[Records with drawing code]

········

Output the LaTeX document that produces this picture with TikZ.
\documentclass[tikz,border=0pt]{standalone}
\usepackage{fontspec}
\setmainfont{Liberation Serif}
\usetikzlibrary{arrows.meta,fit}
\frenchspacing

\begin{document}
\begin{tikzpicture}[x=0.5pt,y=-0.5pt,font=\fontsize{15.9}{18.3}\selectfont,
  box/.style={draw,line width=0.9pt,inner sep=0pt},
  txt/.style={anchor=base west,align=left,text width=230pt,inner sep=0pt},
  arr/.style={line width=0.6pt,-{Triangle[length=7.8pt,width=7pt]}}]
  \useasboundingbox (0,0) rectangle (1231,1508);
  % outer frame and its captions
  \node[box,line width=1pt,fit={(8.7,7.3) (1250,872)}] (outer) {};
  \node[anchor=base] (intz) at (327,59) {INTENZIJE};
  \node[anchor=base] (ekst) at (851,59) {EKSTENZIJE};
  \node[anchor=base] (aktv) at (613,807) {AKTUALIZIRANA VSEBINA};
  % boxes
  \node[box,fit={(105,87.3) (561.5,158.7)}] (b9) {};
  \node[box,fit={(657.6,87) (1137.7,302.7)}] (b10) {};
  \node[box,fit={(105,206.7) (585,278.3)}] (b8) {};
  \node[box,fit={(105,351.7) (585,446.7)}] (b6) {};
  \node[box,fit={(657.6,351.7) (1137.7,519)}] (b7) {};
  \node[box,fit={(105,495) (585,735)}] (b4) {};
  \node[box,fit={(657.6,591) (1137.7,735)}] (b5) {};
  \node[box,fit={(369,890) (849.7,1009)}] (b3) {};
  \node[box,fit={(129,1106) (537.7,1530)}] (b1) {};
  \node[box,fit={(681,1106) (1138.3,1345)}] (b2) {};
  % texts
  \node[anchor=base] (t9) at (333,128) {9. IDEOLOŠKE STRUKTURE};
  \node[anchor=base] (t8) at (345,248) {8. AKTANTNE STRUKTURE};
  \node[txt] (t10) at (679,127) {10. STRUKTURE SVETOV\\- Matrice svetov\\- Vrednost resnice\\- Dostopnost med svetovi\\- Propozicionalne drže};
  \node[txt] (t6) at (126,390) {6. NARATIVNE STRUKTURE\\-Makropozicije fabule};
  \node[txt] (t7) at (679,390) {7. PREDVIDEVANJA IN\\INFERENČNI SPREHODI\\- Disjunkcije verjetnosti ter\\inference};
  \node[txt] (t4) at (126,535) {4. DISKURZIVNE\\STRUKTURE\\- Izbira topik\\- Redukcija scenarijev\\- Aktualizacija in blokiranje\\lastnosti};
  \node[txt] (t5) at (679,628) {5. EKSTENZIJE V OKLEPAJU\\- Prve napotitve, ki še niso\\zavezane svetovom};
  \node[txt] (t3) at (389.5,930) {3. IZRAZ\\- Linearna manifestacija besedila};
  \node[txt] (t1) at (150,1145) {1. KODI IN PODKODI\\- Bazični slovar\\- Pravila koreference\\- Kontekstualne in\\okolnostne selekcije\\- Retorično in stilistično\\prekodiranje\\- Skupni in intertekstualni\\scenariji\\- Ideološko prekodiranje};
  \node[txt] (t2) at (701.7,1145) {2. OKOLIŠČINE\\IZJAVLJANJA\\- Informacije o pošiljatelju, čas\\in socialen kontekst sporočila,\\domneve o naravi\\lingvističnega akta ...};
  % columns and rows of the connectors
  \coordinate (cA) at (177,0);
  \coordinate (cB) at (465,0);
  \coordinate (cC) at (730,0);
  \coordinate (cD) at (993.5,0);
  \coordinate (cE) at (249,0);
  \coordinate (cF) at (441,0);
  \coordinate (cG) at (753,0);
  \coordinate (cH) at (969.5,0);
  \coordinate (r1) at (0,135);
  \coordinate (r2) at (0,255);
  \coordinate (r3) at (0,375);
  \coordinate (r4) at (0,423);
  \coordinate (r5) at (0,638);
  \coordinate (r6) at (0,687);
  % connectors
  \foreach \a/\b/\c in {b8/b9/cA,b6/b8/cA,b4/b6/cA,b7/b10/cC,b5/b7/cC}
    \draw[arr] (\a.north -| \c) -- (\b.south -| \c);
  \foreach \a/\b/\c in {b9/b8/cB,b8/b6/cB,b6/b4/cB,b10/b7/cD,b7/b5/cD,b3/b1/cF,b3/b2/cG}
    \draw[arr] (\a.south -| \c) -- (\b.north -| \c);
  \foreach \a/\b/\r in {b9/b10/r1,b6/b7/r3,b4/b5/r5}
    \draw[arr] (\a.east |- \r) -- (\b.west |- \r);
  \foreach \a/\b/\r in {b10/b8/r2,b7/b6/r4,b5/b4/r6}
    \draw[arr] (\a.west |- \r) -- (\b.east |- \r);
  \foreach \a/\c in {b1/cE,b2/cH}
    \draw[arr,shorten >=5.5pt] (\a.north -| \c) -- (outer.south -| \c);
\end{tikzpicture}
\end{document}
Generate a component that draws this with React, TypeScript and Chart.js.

········

> _Job_: Return the material exactly as it stands.

> _Solution to the problem_:
Output the LaTeX document that produces this picture with TikZ.
\documentclass[tikz,border=0pt]{standalone}
\usepackage{fontspec}
\setmainfont{Liberation Serif}
\usetikzlibrary{arrows.meta,fit}
\frenchspacing

\begin{document}
\begin{tikzpicture}[x=0.5pt,y=-0.5pt,font=\fontsize{15.9}{18.3}\selectfont,
  box/.style={draw,line width=0.9pt,inner sep=0pt},
  txt/.style={anchor=base west,align=left,text width=230pt,inner sep=0pt},
  arr/.style={line width=0.6pt,-{Triangle[length=7.8pt,width=7pt]}}]
  \useasboundingbox (0,0) rectangle (1231,1508);
  % outer frame and its captions
  \node[box,line width=1pt,fit={(8.7,7.3) (1250,872)}] (outer) {};
  \node[anchor=base] (intz) at (327,59) {INTENZIJE};
  \node[anchor=base] (ekst) at (851,59) {EKSTENZIJE};
  \node[anchor=base] (aktv) at (613,807) {AKTUALIZIRANA VSEBINA};
  % boxes
  \node[box,fit={(105,87.3) (561.5,158.7)}] (b9) {};
  \node[box,fit={(657.6,87) (1137.7,302.7)}] (b10) {};
  \node[box,fit={(105,206.7) (585,278.3)}] (b8) {};
  \node[box,fit={(105,351.7) (585,446.7)}] (b6) {};
  \node[box,fit={(657.6,351.7) (1137.7,519)}] (b7) {};
  \node[box,fit={(105,495) (585,735)}] (b4) {};
  \node[box,fit={(657.6,591) (1137.7,735)}] (b5) {};
  \node[box,fit={(369,890) (849.7,1009)}] (b3) {};
  \node[box,fit={(129,1106) (537.7,1530)}] (b1) {};
  \node[box,fit={(681,1106) (1138.3,1345)}] (b2) {};
  % texts
  \node[anchor=base] (t9) at (333,128) {9. IDEOLOŠKE STRUKTURE};
  \node[anchor=base] (t8) at (345,248) {8. AKTANTNE STRUKTURE};
  \node[txt] (t10) at (679,127) {10. STRUKTURE SVETOV\\- Matrice svetov\\- Vrednost resnice\\- Dostopnost med svetovi\\- Propozicionalne drže};
  \node[txt] (t6) at (126,390) {6. NARATIVNE STRUKTURE\\-Makropozicije fabule};
  \node[txt] (t7) at (679,390) {7. PREDVIDEVANJA IN\\INFERENČNI SPREHODI\\- Disjunkcije verjetnosti ter\\inference};
  \node[txt] (t4) at (126,535) {4. DISKURZIVNE\\STRUKTURE\\- Izbira topik\\- Redukcija scenarijev\\- Aktualizacija in blokiranje\\lastnosti};
  \node[txt] (t5) at (679,628) {5. EKSTENZIJE V OKLEPAJU\\- Prve napotitve, ki še niso\\zavezane svetovom};
  \node[txt] (t3) at (389.5,930) {3. IZRAZ\\- Linearna manifestacija besedila};
  \node[txt] (t1) at (150,1145) {1. KODI IN PODKODI\\- Bazični slovar\\- Pravila koreference\\- Kontekstualne in\\okolnostne selekcije\\- Retorično in stilistično\\prekodiranje\\- Skupni in intertekstualni\\scenariji\\- Ideološko prekodiranje};
  \node[txt] (t2) at (701.7,1145) {2. OKOLIŠČINE\\IZJAVLJANJA\\- Informacije o pošiljatelju, čas\\in socialen kontekst sporočila,\\domneve o naravi\\lingvističnega akta ...};
  % columns and rows of the connectors
  \coordinate (cA) at (177,0);
  \coordinate (cB) at (465,0);
  \coordinate (cC) at (730,0);
  \coordinate (cD) at (993.5,0);
  \coordinate (cE) at (249,0);
  \coordinate (cF) at (441,0);
  \coordinate (cG) at (753,0);
  \coordinate (cH) at (969.5,0);
  \coordinate (r1) at (0,135);
  \coordinate (r2) at (0,255);
  \coordinate (r3) at (0,375);
  \coordinate (r4) at (0,423);
  \coordinate (r5) at (0,638);
  \coordinate (r6) at (0,687);
  % connectors
  \foreach \a/\b/\c in {b8/b9/cA,b6/b8/cA,b4/b6/cA,b7/b10/cC,b5/b7/cC}
    \draw[arr] (\a.north -| \c) -- (\b.south -| \c);
  \foreach \a/\b/\c in {b9/b8/cB,b8/b6/cB,b6/b4/cB,b10/b7/cD,b7/b5/cD,b3/b1/cF,b3/b2/cG}
    \draw[arr] (\a.south -| \c) -- (\b.north -| \c);
  \foreach \a/\b/\r in {b9/b10/r1,b6/b7/r3,b4/b5/r5}
    \draw[arr] (\a.east |- \r) -- (\b.west |- \r);
  \foreach \a/\b/\r in {b10/b8/r2,b7/b6/r4,b5/b4/r6}
    \draw[arr] (\a.west |- \r) -- (\b.east |- \r);
  \foreach \a/\c in {b1/cE,b2/cH}
    \draw[arr,shorten >=5.5pt] (\a.north -| \c) -- (outer.south -| \c);
\end{tikzpicture}
\end{document}
Generate a component that draws this with React, TypeScript and Chart.js.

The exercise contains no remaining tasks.